EILEEN GRAY E-1027

  • Eileen Gray
  • E-1027 Sent. Massolin, 06190 Roquebrune-Cap-Martin, France

Eileen Gray was born in 1878 in Ireland and became one of the most important designers and architects of the modern movement, though her contributions were long overlooked. She moved to Paris in 1902 and established herself as a successful Art Deco furniture designer and interior decorator before turning to architecture at age 48.

In 1926, Gray purchased a plot on the Côte d'Azur in Roquebrune-Cap-Martin with a beautiful view over the Bay of Monaco. She designed and built the villa with her lover Jean Badovici, a Romanian architect and editor of L'Architecture Vivante. The house was completed in 1929 when Gray was 51. The name E-1027 is a code of their intertwined initials: E for Eileen, 10 for J (the 10th letter), 2 for B, and 7 for G.

The modernist villa is a white concrete structure with a flat roof and floor-to-ceiling windows. L-shaped and compact, it features a spiral staircase linking the spaces and leading to a rooftop garden with sunbathing area. Gray spent three years designing not just the architecture but every piece of furniture and lighting, creating a total work of art. Her innovative designs included the iconic Non Conformist chair, a dining table with built-in electric light, and a foldable corridor table that transforms into a bar.

The house has a clinical white exterior but is unexpectedly dim inside, with dark blue and black in the most intimate corners. Gray once wrote that a house is not a machine to live in but the shell of man, his extension, his release, his spiritual emanation, a direct critique of Le Corbusier's famous phrase.

Badovici, visited the house several times. In 1938 and 1939, while staying as a guest, he painted bright murals on the plain white walls, sometimes painting in the nude. This infuriated Gray, who considered the murals outright vandalism. Le Corbusier later bought property just east of E-1027 and built his Cabanon, where he would swim daily. He died swimming at the beach below E-1027 in 1965 at age 77.
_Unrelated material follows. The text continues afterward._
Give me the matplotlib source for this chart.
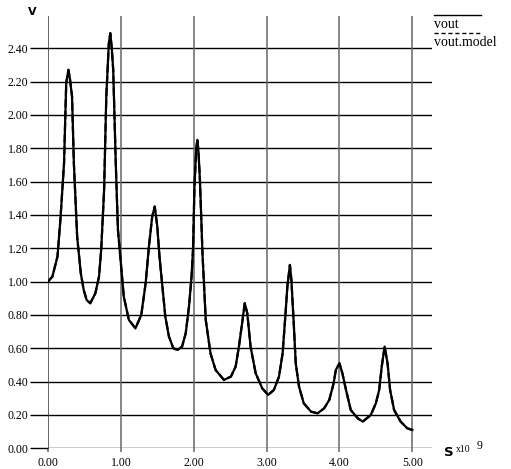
import matplotlib
matplotlib.use("Agg")
import matplotlib.pyplot as plt
from matplotlib.lines import Line2D

# time in units of 1e-9 s, voltage in V
t = [0.00, 0.06, 0.13, 0.17, 0.22, 0.25, 0.28, 0.30, 0.33, 0.355, 0.40, 0.45,
     0.49, 0.53, 0.58, 0.65, 0.70, 0.73, 0.77, 0.80, 0.835, 0.855, 0.875, 0.895,
     0.93, 0.96, 1.00, 1.04, 1.11, 1.20, 1.28, 1.34, 1.385, 1.43, 1.465, 1.50,
     1.53, 1.57, 1.61, 1.66, 1.72, 1.78, 1.84, 1.89, 1.935, 1.97, 1.99, 2.01,
     2.035, 2.05, 2.065, 2.085, 2.12, 2.165, 2.23, 2.30, 2.415, 2.51, 2.575,
     2.62, 2.67, 2.70, 2.735, 2.78, 2.85, 2.94, 3.02, 3.10, 3.17, 3.22, 3.26,
     3.285, 3.32, 3.34, 3.375, 3.40, 3.445, 3.51, 3.61, 3.70, 3.79, 3.86, 3.92,
     3.95, 4.00, 4.04, 4.09, 4.155, 4.25, 4.32, 4.43, 4.50, 4.545, 4.58, 4.62,
     4.66, 4.695, 4.75, 4.84, 4.93, 5.00]
vout = [1.00, 1.03, 1.15, 1.37, 1.71, 2.19, 2.27, 2.22, 2.11, 1.71, 1.27, 1.05,
        0.95, 0.89, 0.87, 0.93, 1.03, 1.19, 1.55, 2.11, 2.43, 2.49, 2.40, 2.27,
        1.71, 1.31, 1.11, 0.91, 0.77, 0.72, 0.80, 0.99, 1.21, 1.39, 1.45, 1.33,
        1.15, 0.97, 0.79, 0.67, 0.60, 0.59, 0.61, 0.69, 0.85, 1.03, 1.19, 1.57,
        1.80, 1.85, 1.78, 1.61, 1.17, 0.77, 0.57, 0.47, 0.41, 0.43, 0.49,
        0.61, 0.77, 0.87, 0.81, 0.61, 0.45, 0.36, 0.32, 0.35, 0.43, 0.57, 0.81,
        0.97, 1.10, 1.01, 0.73, 0.51, 0.37, 0.27, 0.22, 0.21, 0.24, 0.29, 0.39,
        0.47, 0.51, 0.45, 0.35, 0.23, 0.18, 0.16, 0.20, 0.27, 0.35, 0.49, 0.61,
        0.51, 0.35, 0.23, 0.16, 0.12, 0.11]
vout_model = vout

xticks = [0, 1, 2, 3, 4, 5]
yticks = [0.0, 0.2, 0.4, 0.6, 0.8, 1.0, 1.2, 1.4, 1.6, 1.8, 2.0, 2.2, 2.4]

W, H = 511, 469
fig = plt.figure(figsize=(W / 100, H / 100), dpi=100)
ax = fig.add_axes([48 / W, (H - 448.3) / H, (432 - 48) / W, (448.3 - 16) / H])
ax.set_xlim(0, 5.27)
ax.set_ylim(0, 2.593)

for s in ax.spines.values():
    s.set_visible(False)

# grid lines
for y in yticks:
    ax.axhline(y, color="black", lw=1.0, zorder=1)
for x in xticks:
    ax.axvline(x, color="#666666", lw=1.4 if x == 0 else 1.1, zorder=1)

ax.plot(t, vout, color="black", lw=1.6, zorder=3, solid_joinstyle="round")
ax.plot(t, vout_model, color="black", lw=1.6, ls="--", zorder=4)

serif = "Liberation Serif"
ax.set_xticks(xticks)
ax.set_xticklabels(["%.2f" % x for x in xticks], fontsize=8.5, family=serif)
ax.set_yticks(yticks)
ax.set_yticklabels(["%.2f" % y for y in yticks], fontsize=8.5, family=serif)
ax.tick_params(axis="y", length=13, width=1.0, color="black", pad=1)
ax.tick_params(axis="x", length=3, width=1.1, color="#666666", pad=3)

# axis unit labels
fig.text(28 / W, 1 - 12 / H, "V", fontsize=8, fontweight="bold",
         family="DejaVu Sans", va="center", ha="left")
fig.text(444 / W, 1 - 452 / H, "S", fontsize=9.5, fontweight="bold",
         family="DejaVu Sans", va="center", ha="left")
fig.text(456 / W, 1 - 449 / H, "x10", fontsize=7, family=serif,
         va="center", ha="left")
fig.text(477 / W, 1 - 446 / H, "9", fontsize=8.5, family=serif,
         va="center", ha="left")

# legend
fig.add_artist(Line2D([434 / W, 481 / W], [1 - 15 / H, 1 - 15 / H],
                      transform=fig.transFigure, color="black", lw=1.0))
fig.text(434 / W, 1 - 24 / H, "vout", fontsize=10, family=serif,
         va="center", ha="left")
fig.add_artist(Line2D([434 / W, 481 / W], [1 - 33 / H, 1 - 33 / H],
                      transform=fig.transFigure, color="black", lw=1.0,
                      ls=(0, (3, 2))))
fig.text(434 / W, 1 - 43 / H, "vout.model", fontsize=10, family=serif,
         va="center", ha="left")

fig.savefig("out.png", dpi=100)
Gray was so slow to put her name forward as architect that for many years E-1027 was mistakenly attributed to Le Corbusier. The house endured Nazi occupation, neglect, and even a murder of one owner within its walls. After falling into severe disrepair, the house was acquired in 1999 by the Conservatoire du Littoral. A lengthy restoration began in 2015, and E-1027 finally reopened to the public in July 2021, restored to its 1929 state. Gray died in 1978 at age 99, finally receiving recognition late in life as one of the pioneers of modernist architecture.